Frazier’s research focuses on developing and understanding the dynamic aspects (e.g., dissipation and nonlinearity) of these architected materials with the ultimate goal to enable new, otherwise unattainable, functionalities. Given the additional complexity of theoretical models accounting for nonlinear and multiphysics effects, and the rarity of analytical solutions, investigations of architected materials within these regimes have been sparse, representing a relatively uncharted research frontier. Frazier’s work is primarily theoretical in nature – analytical and numerical – with experimental validation completed in-house and in collaboration with experimental groups.
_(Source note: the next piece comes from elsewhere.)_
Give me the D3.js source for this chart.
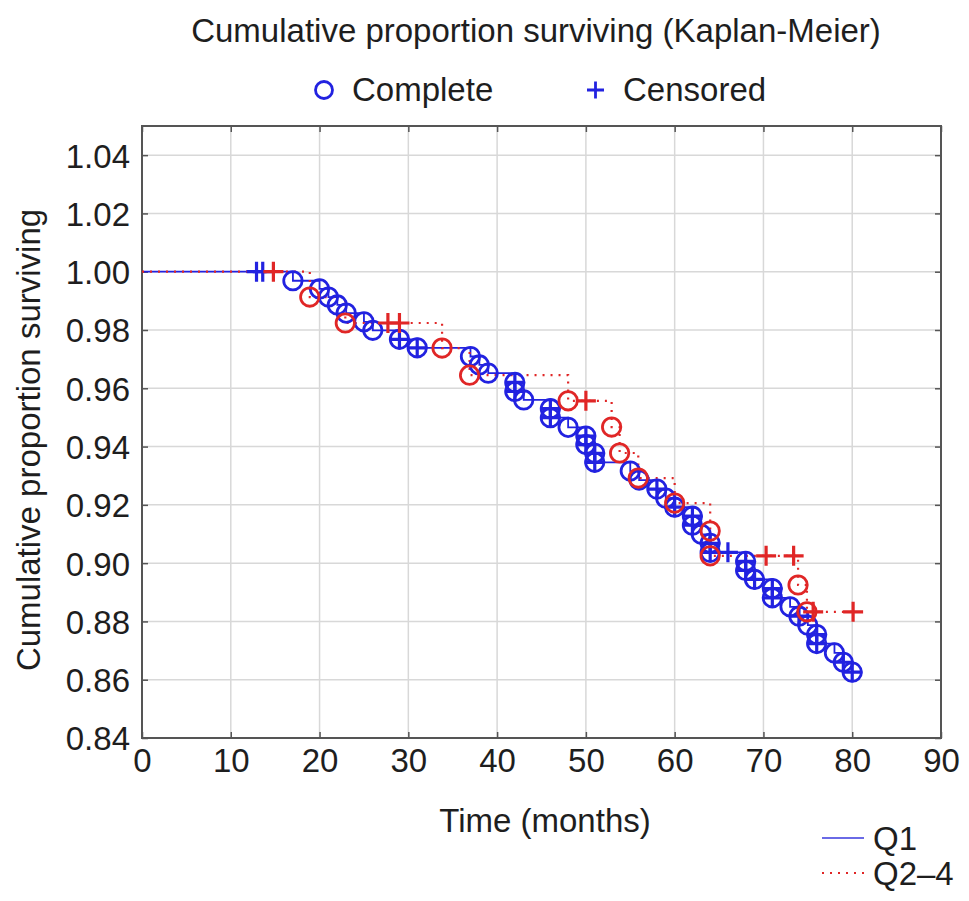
<!DOCTYPE html>
<html lang="en">
<head>
    <meta charset="UTF-8">
    <title>Cumulative proportion surviving (Kaplan-Meier)</title>
    <style>
        body { margin: 0; background: #fff; }
        svg text { font-family: 'Liberation Sans', Arial, sans-serif; fill: #1e1e1e; }
    </style>
    <script src="https://d3js.org/d3.v7.min.js"></script>
</head>
<body>
    <svg width="969" height="901"></svg>
    <script>
        // Q1 group: completed (event) times and the survival value after each drop
        const q1EventTimes = [17, 20, 21, 22, 23, 25, 26, 29, 31, 37, 38, 39, 42, 42, 43, 46, 46, 48, 50, 50, 51, 51,
            55, 56, 58, 59, 60, 62, 62, 63, 64, 64, 68, 68, 69, 71, 71, 73, 74, 75, 76, 76, 78, 79, 80];
        const q1EventSurv = [0.9969, 0.9941, 0.9913, 0.9886, 0.9858, 0.9828, 0.9799, 0.9768, 0.9739, 0.9709, 0.9680,
            0.9652, 0.9620, 0.9589, 0.9560, 0.9530, 0.9499, 0.9466, 0.9436, 0.9407, 0.9377, 0.9346,
            0.9316, 0.9285, 0.9254, 0.9223, 0.9192, 0.9161, 0.9130, 0.9099, 0.9068, 0.9037, 0.9006, 0.8975,
            0.8944, 0.8913, 0.8881, 0.8850, 0.8818, 0.8787, 0.8755, 0.8724, 0.8692, 0.8660, 0.8626];
        // Q1 censored observations
        const q1CensTimes = [12.9, 13.6, 29, 31, 42, 42, 46, 46, 50, 50, 51, 51, 58, 60, 62, 62, 64, 64, 66,
            68, 68, 69, 71, 71, 74, 76, 76, 79, 80];
        const q1CensSurv = [1.0, 1.0, 0.9768, 0.9739, 0.9620, 0.9589, 0.9530, 0.9499, 0.9436, 0.9407, 0.9377, 0.9346,
            0.9254, 0.9192, 0.9161, 0.9130, 0.9068, 0.9037, 0.9037, 0.9006, 0.8975, 0.8944, 0.8913, 0.8881,
            0.8818, 0.8755, 0.8724, 0.8660, 0.8626];

        // Q2-4 group
        const q2EventTimes = [18.9, 22.9, 33.8, 36.9, 48, 52.9, 53.8, 55.9, 60, 64, 64, 73.9, 74.9];
        const q2EventSurv = [0.9913, 0.9824, 0.9738, 0.9645, 0.9557, 0.9467, 0.9378, 0.9292, 0.9206, 0.9110, 0.9025,
            0.8925, 0.8833];
        const q2CensTimes = [14.8, 27.7, 29, 50, 70.3, 73.4, 75.6, 80.1];
        const q2CensSurv = [1.0, 0.9824, 0.9824, 0.9557, 0.9025, 0.9025, 0.8833, 0.8833];

        const xTicks = [0, 10, 20, 30, 40, 50, 60, 70, 80, 90];
        const yTicks = [0.84, 0.86, 0.88, 0.90, 0.92, 0.94, 0.96, 0.98, 1.00, 1.02, 1.04];

        const blue = "#2222e0", red = "#e02626";
        const plot = { left: 142, right: 941, top: 126, bottom: 738 };
        const fontSize = "33px";

        const svg = d3.select("svg");

        const x = d3.scaleLinear().domain([0, 90]).range([plot.left, plot.right]);
        const y = d3.scaleLinear().domain([0.84, 1.05]).range([plot.bottom, plot.top]);

        // grid
        svg.append("g").selectAll("line")
            .data(xTicks.slice(1, -1))
            .enter().append("line")
            .attr("x1", d => x(d)).attr("x2", d => x(d))
            .attr("y1", plot.top).attr("y2", plot.bottom)
            .attr("stroke", "#d8d8d8").attr("stroke-width", 1.5);
        svg.append("g").selectAll("line")
            .data(yTicks.slice(1))
            .enter().append("line")
            .attr("x1", plot.left).attr("x2", plot.right)
            .attr("y1", d => y(d)).attr("y2", d => y(d))
            .attr("stroke", "#d8d8d8").attr("stroke-width", 1.5);

        // axes (ticks point inward, labels outside)
        const fmtY = d3.format(".2f");
        const xAxis = svg.append("g")
            .attr("transform", `translate(0,${plot.bottom})`)
            .call(d3.axisBottom(x).tickValues(xTicks).tickSizeInner(-6).tickSizeOuter(0).tickPadding(11));
        const xAxisTop = svg.append("g")
            .attr("transform", `translate(0,${plot.top})`)
            .call(d3.axisTop(x).tickValues(xTicks).tickSizeInner(-6).tickSizeOuter(0).tickFormat(""));
        const yAxis = svg.append("g")
            .attr("transform", `translate(${plot.left},0)`)
            .call(d3.axisLeft(y).tickValues(yTicks).tickFormat(fmtY).tickSizeInner(-6).tickSizeOuter(0).tickPadding(12));
        const yAxisRight = svg.append("g")
            .attr("transform", `translate(${plot.right},0)`)
            .call(d3.axisRight(y).tickValues(yTicks).tickSizeInner(-6).tickSizeOuter(0).tickFormat(""));

        [xAxis, xAxisTop, yAxis, yAxisRight].forEach(a => {
            a.select(".domain").remove();
            a.selectAll(".tick line").attr("stroke", "#555").attr("stroke-width", 1.5);
        });
        xAxis.selectAll("text").style("font-size", fontSize).attr("fill", "#1e1e1e");
        yAxis.selectAll("text").style("font-size", fontSize).attr("fill", "#1e1e1e").attr("dy", "0.36em");

        // frame
        svg.append("rect")
            .attr("x", plot.left).attr("y", plot.top)
            .attr("width", plot.right - plot.left).attr("height", plot.bottom - plot.top)
            .attr("fill", "none").attr("stroke", "#555").attr("stroke-width", 2);

        // step curves
        function stepPoints(evT, evS, ceT) {
            const pts = [[0, 1]];
            evT.forEach((t, i) => pts.push([t, evS[i]]));
            const end = d3.max(evT.concat(ceT));
            pts.push([end, pts[pts.length - 1][1]]);
            return pts;
        }
        const line = d3.line().x(d => x(d[0])).y(d => y(d[1])).curve(d3.curveStepAfter);

        svg.append("path")
            .datum(stepPoints(q1EventTimes, q1EventSurv, q1CensTimes))
            .attr("d", line)
            .attr("fill", "none").attr("stroke", blue).attr("stroke-width", 1.8);
        svg.append("path")
            .datum(stepPoints(q2EventTimes, q2EventSurv, q2CensTimes))
            .attr("d", line)
            .attr("fill", "none").attr("stroke", red).attr("stroke-width", 2.2)
            .attr("stroke-dasharray", "2,6");

        // markers
        function circles(times, surv, color) {
            svg.append("g").selectAll("circle")
                .data(times.map((t, i) => [t, surv[i]]))
                .enter().append("circle")
                .attr("cx", d => x(d[0])).attr("cy", d => y(d[1]))
                .attr("r", 9.2)
                .attr("fill", "none").attr("stroke", color).attr("stroke-width", 2.8);
        }
        function pluses(times, surv, color) {
            svg.append("g").selectAll("path")
                .data(times.map((t, i) => [t, surv[i]]))
                .enter().append("path")
                .attr("d", d => `M${x(d[0]) - 10},${y(d[1])}h20M${x(d[0])},${y(d[1]) - 10}v20`)
                .attr("stroke", color).attr("stroke-width", 3.2);
        }
        pluses(q1CensTimes, q1CensSurv, blue);
        circles(q1EventTimes, q1EventSurv, blue);
        pluses(q2CensTimes, q2CensSurv, red);
        circles(q2EventTimes, q2EventSurv, red);

        // titles
        svg.append("text")
            .attr("x", 536).attr("y", 42)
            .attr("text-anchor", "middle")
            .style("font-size", fontSize)
            .text("Cumulative proportion surviving (Kaplan-Meier)");

        svg.append("text")
            .attr("x", 545).attr("y", 832)
            .attr("text-anchor", "middle")
            .style("font-size", fontSize)
            .text("Time (months)");

        svg.append("text")
            .attr("transform", `translate(40,${(plot.top + plot.bottom) / 2 + 8}) rotate(-90)`)
            .attr("text-anchor", "middle")
            .style("font-size", fontSize)
            .text("Cumulative proportion surviving");

        // marker legend
        svg.append("circle")
            .attr("cx", 324).attr("cy", 90).attr("r", 8.5)
            .attr("fill", "none").attr("stroke", blue).attr("stroke-width", 2.8);
        svg.append("text").attr("x", 352).attr("y", 101).style("font-size", fontSize).text("Complete");
        svg.append("path")
            .attr("d", "M587,90h17M595.5,81.5v17")
            .attr("stroke", blue).attr("stroke-width", 2.8);
        svg.append("text").attr("x", 623).attr("y", 101).style("font-size", fontSize).text("Censored");

        // group legend
        svg.append("line")
            .attr("x1", 822).attr("x2", 864).attr("y1", 838).attr("y2", 838)
            .attr("stroke", "#6a6ae6").attr("stroke-width", 2);
        svg.append("text").attr("x", 873).attr("y", 850).style("font-size", fontSize).text("Q1");
        svg.append("line")
            .attr("x1", 822).attr("x2", 864).attr("y1", 873).attr("y2", 873)
            .attr("stroke", red).attr("stroke-width", 2).attr("stroke-dasharray", "2,6");
        svg.append("text").attr("x", 873).attr("y", 885).style("font-size", fontSize).text("Q2–4");
    </script>
</body>
</html>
Michael Frazier joined the Department of Mechanical and Aerospace Engineering at UC San Diego in the Fall of 2017 after completing his postdoctoral fellowship at the California Institute of Technology, where his research focused on the dynamics of materials with engineered nonlinear and multistable responses. He received his Ph.D. from the University of Colorado, Boulder in the Fall of 2015 where his research (supported by an NSF Graduate Research Fellowship) investigated the impact and potential functionality of vibrational wave propagation in dissipative architected materials for which he received the 2013 John A. Vise Graduate Student Excellence Award. He earned his bachelor’s degree from Embry-Riddle Aeronautical University.